Scientific Authority and Political Myth

 

Roger Pielke gave a wide-ranging talk a couple of days ago at a meeting in Lyon, on “Scientific Authority and Political Myth”. His 72 slides are all available here. He also gave an overview of the talk on twitter, where he said that the question he is considering is “what should we (the highly educated) be doing in this political moment?” In his tweet sequence he focuses on the highly educated elite, who he describes as “rich, powerful, likeminded, biased, prejudiced”, and ends up with:

“To summarize my argument (caveat lector: work in progress):
Can we highly educated play power politics and win? No way.
Democracy runs on votes, not advanced degrees.”

One of the political myths that he uses as an example is the so-called “green revolution”, see slides 17-27. He talks of the population bomb and famine scare of the 1960s, and how scientists joined in with this bandwagon, with the National Academy of Sciences declaring that there was a growing consensus about food shortages and imminent disaster.

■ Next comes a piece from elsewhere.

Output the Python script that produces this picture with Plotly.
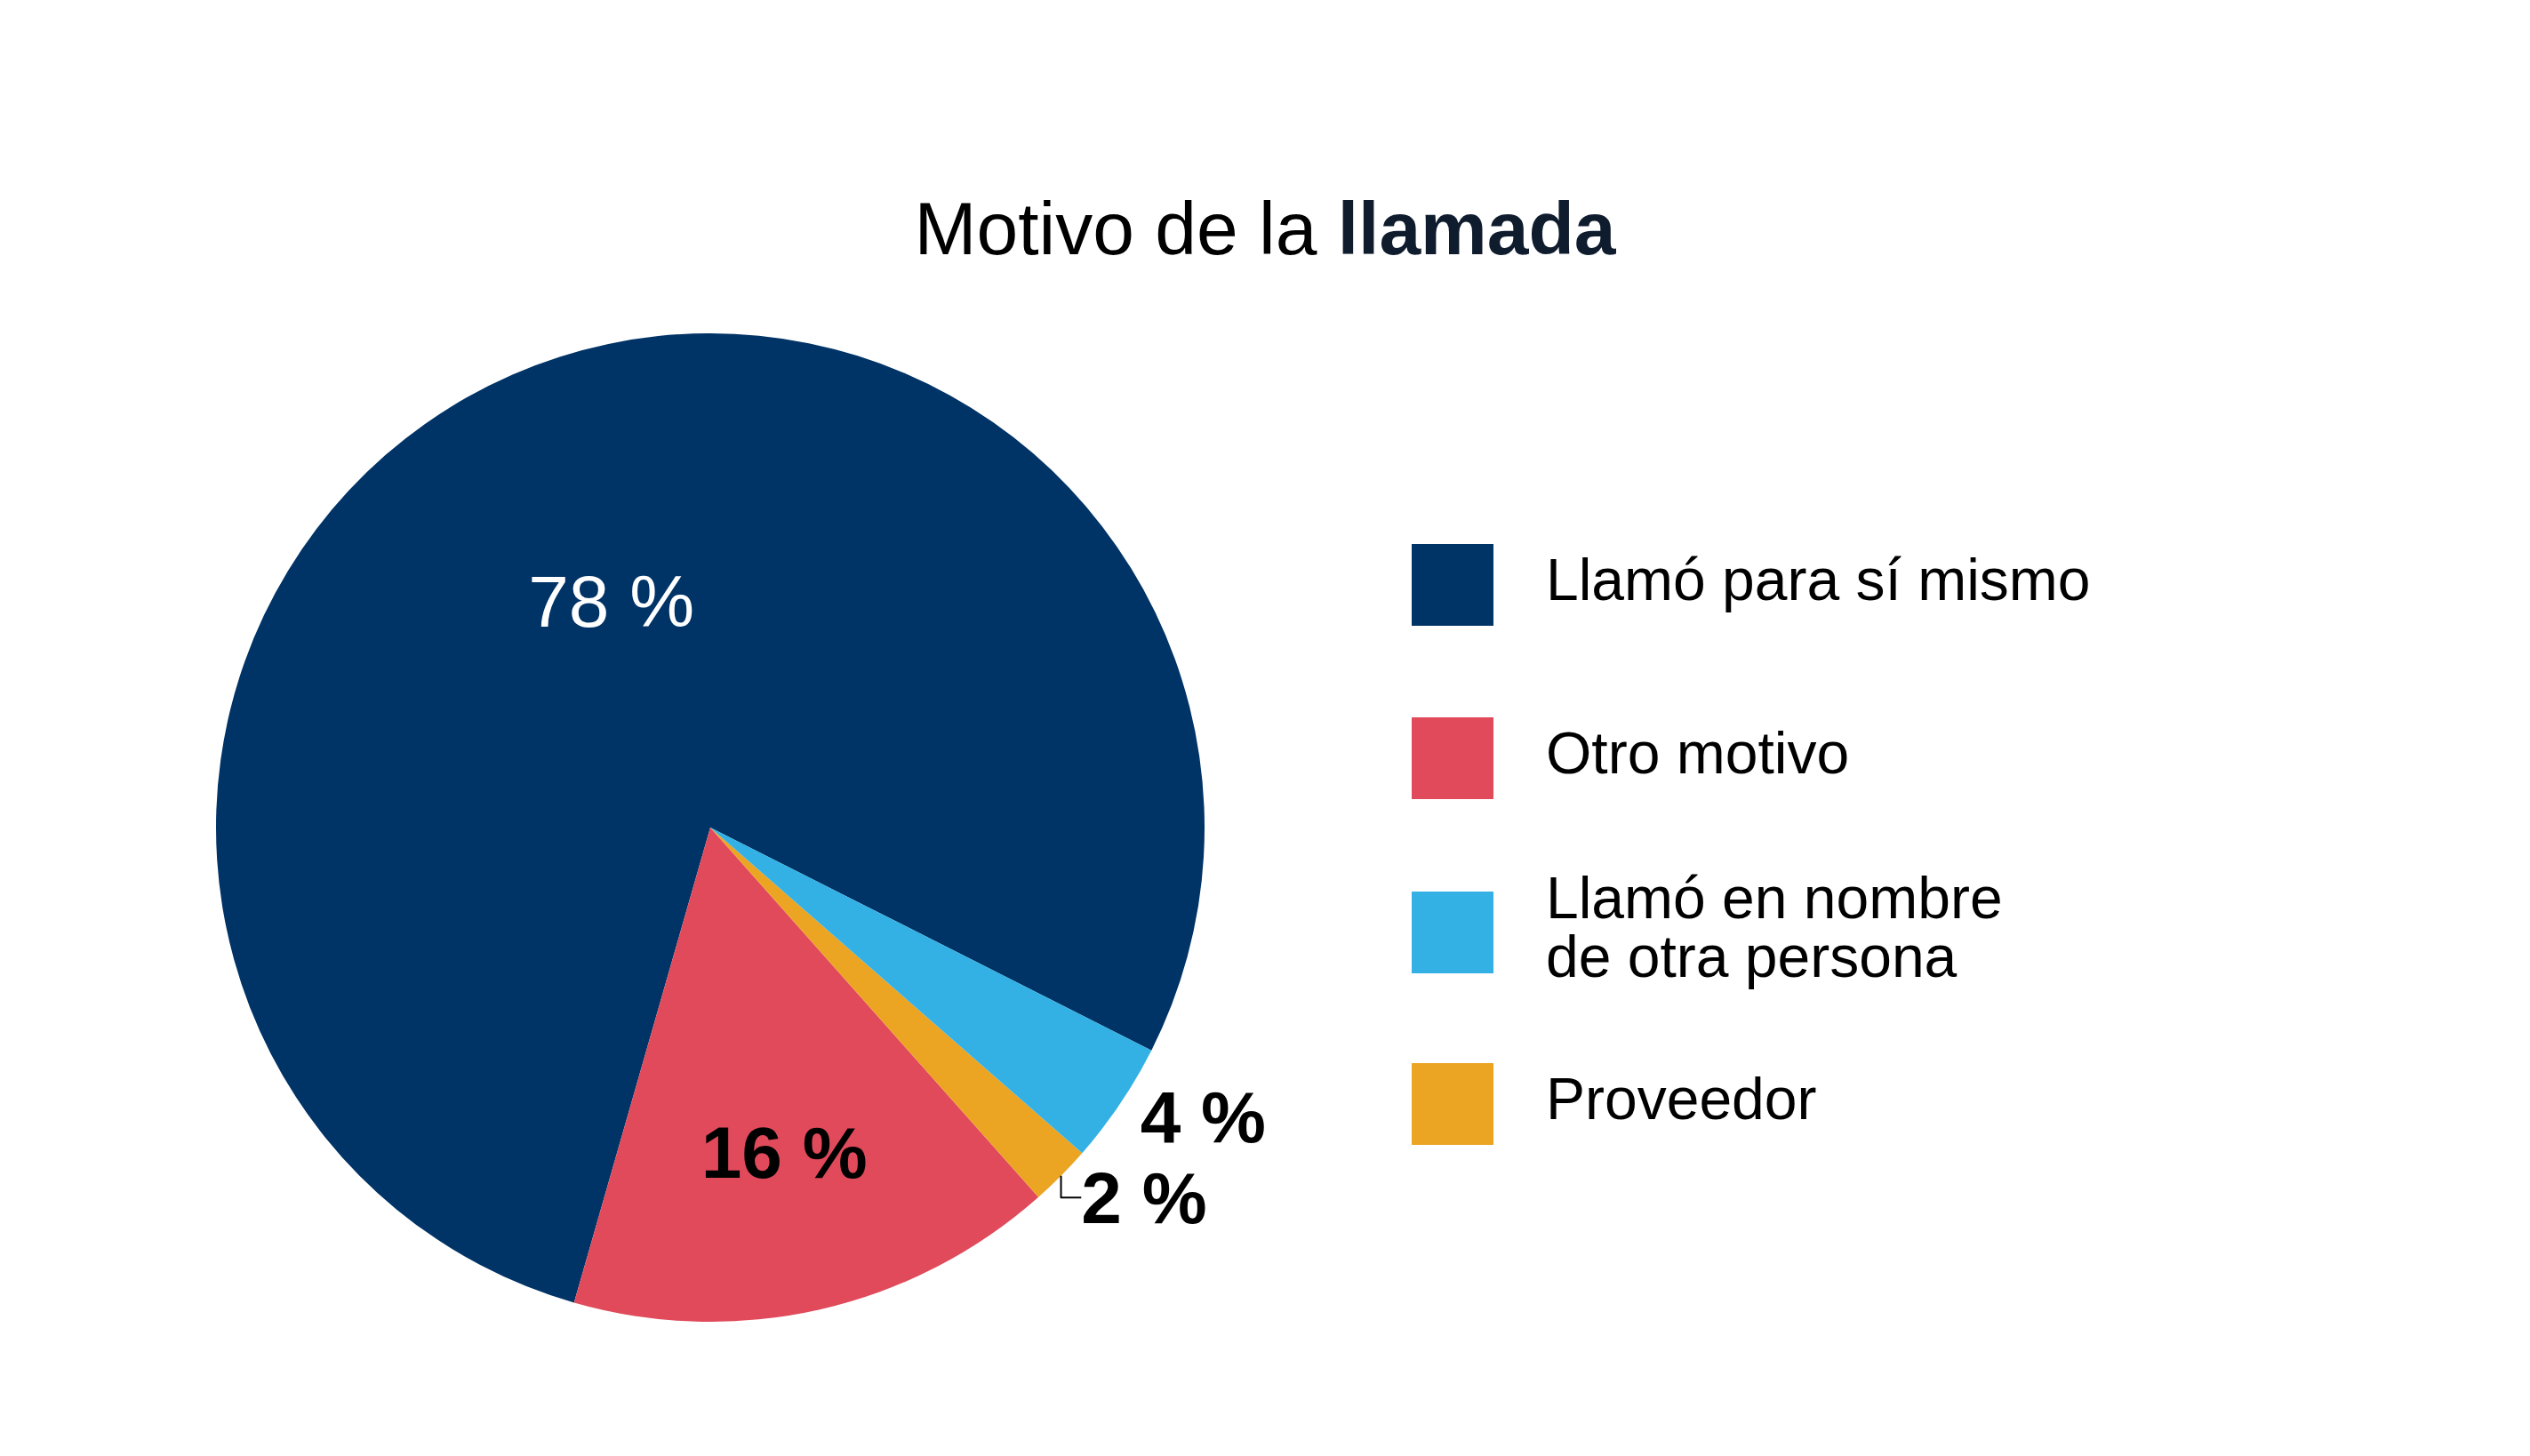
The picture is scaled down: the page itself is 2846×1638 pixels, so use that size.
import plotly.graph_objects as go

# datos (en el orden de la leyenda)
categorias = ['Llamó para sí mismo', 'Otro motivo', 'Llamó en nombre de otra persona', 'Proveedor']
lineas_leyenda = [['Llamó para sí mismo'], ['Otro motivo'], ['Llamó en nombre', 'de otra persona'], ['Proveedor']]
porcentajes = [78, 16, 4, 2]
colores = ['#003366', '#e04a5a', '#33b1e4', '#eca423']

# orden de los sectores en la torta (antihorario desde "para sí mismo")
orden_torta = [0, 1, 3, 2]
posicion_texto = ['inside', 'inside', 'outside', 'outside']
plantilla_texto = ['%{value} %', '<b>%{value} %</b>', '<b>%{value} %</b>', '<b>%{value} %</b>']
color_texto = ['white', 'black', 'black', 'black']

W, H = 2846, 1638
fuente = 'Liberation Sans'
cx, cy, r = 791, 923, 556   # centro y radio de la torta en px

fig = go.Figure()
fig.add_trace(go.Pie(
    labels=[categorias[i] for i in orden_torta],
    values=[porcentajes[i] for i in orden_torta],
    marker=dict(colors=[colores[i] for i in orden_torta], line=dict(width=0)),
    sort=False,
    direction='counterclockwise',
    rotation=196,
    texttemplate=[plantilla_texto[i] for i in orden_torta],
    textposition=[posicion_texto[i] for i in orden_torta],
    textfont=dict(family=fuente, size=82, color=[color_texto[i] for i in orden_torta]),
    insidetextorientation='horizontal',
    domain=dict(x=[(cx - r) / W, (cx + r) / W], y=[(H - cy - r) / H, (H - cy + r) / H]),
    showlegend=False,
    hoverinfo='skip',
))

# leyenda hecha a mano (cuadros grandes)
tops = [604, 799, 995, 1188]
lado = 92
for k in range(len(categorias)):
    fig.add_shape(type='rect', xref='paper', yref='paper',
                  x0=1580 / W, x1=(1580 + lado) / W,
                  y0=1 - (tops[k] + lado) / H, y1=1 - tops[k] / H,
                  fillcolor=colores[k], line=dict(width=0))
    n = len(lineas_leyenda[k])
    centro = tops[k] + lado / 2
    for j, txt in enumerate(lineas_leyenda[k]):
        yy = centro + (j - (n - 1) / 2) * 66 - 6
        fig.add_annotation(xref='paper', yref='paper', x=1729 / W, y=1 - yy / H,
                           xanchor='left', yanchor='middle', showarrow=False,
                           text=txt, font=dict(family=fuente, size=66, color='black'))

fig.update_layout(
    width=W, height=H,
    margin=dict(l=0, r=0, t=0, b=0),
    paper_bgcolor='white', plot_bgcolor='white',
    title=dict(text='Motivo de la <b><span style="color:#0f1c2e">llamada</span></b>',
               x=1415 / W, xanchor='center', y=1 - 249 / H, yanchor='middle',
               font=dict(family=fuente, size=84, color='black')),
)

fig.write_html('out.html')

There’s a lot of thought-provoking stuff in there. Read the whole thing, as Bish used to say.

 

8 Comments

  1. Paul’ s link is to slides only. It would be nice to have the whole talk. Still, it’s most interesting. I particularly like slide 33 “Picketty 2018 on educational inequalities,” where Pielke quotes from a pamphlet “Brahmin Left vs Merchant Right: Rising Inequality and the Changing Structure of Political Conflict” by the French economist Thomas Picketty
    http://piketty.pse.ens.fr/files/Piketty2018.pdf as follows:

    The main mechanism that I have in mind is the following: educational expansion, and in particular the rise of higher education, creates new forms of inequality cleavages and political conflict that did not exist at the time of primary and secondary education. For a long time, the main issue in terms of education policy was to generalize access to primary and secondary education. Such a policy agenda is naturally inclusive and egalitarian: one can argue that the objective is to bring the totality of a given generation to this level. Once everybody has reached primary and secondary schooling, things look markedly different: it is difficult to imagine a situation where the totality of a generation becomes university graduates; and even if this happens it is hard to think of a world where everybody in a generation obtains a PhD, at least in the foreseeable future. In other words, the rise of higher education forces societies and political forces to deal with inequality in a new way, and to some extent to accept certain educational inequalities on a permanent basis, which can lead to complicated political cleavages.

    This is a point I stole from another French researcher, Emmmanuel Todd, who made the point more savagely: the left are the new inegalitarians, and their fundamental opposition to democracy can be seen every day at the Guardian and the Conversation, on every subject from Trump to Brexit to the Italian election (as well as on the touchy subject of whose air miles are to blame for the death of the planet.)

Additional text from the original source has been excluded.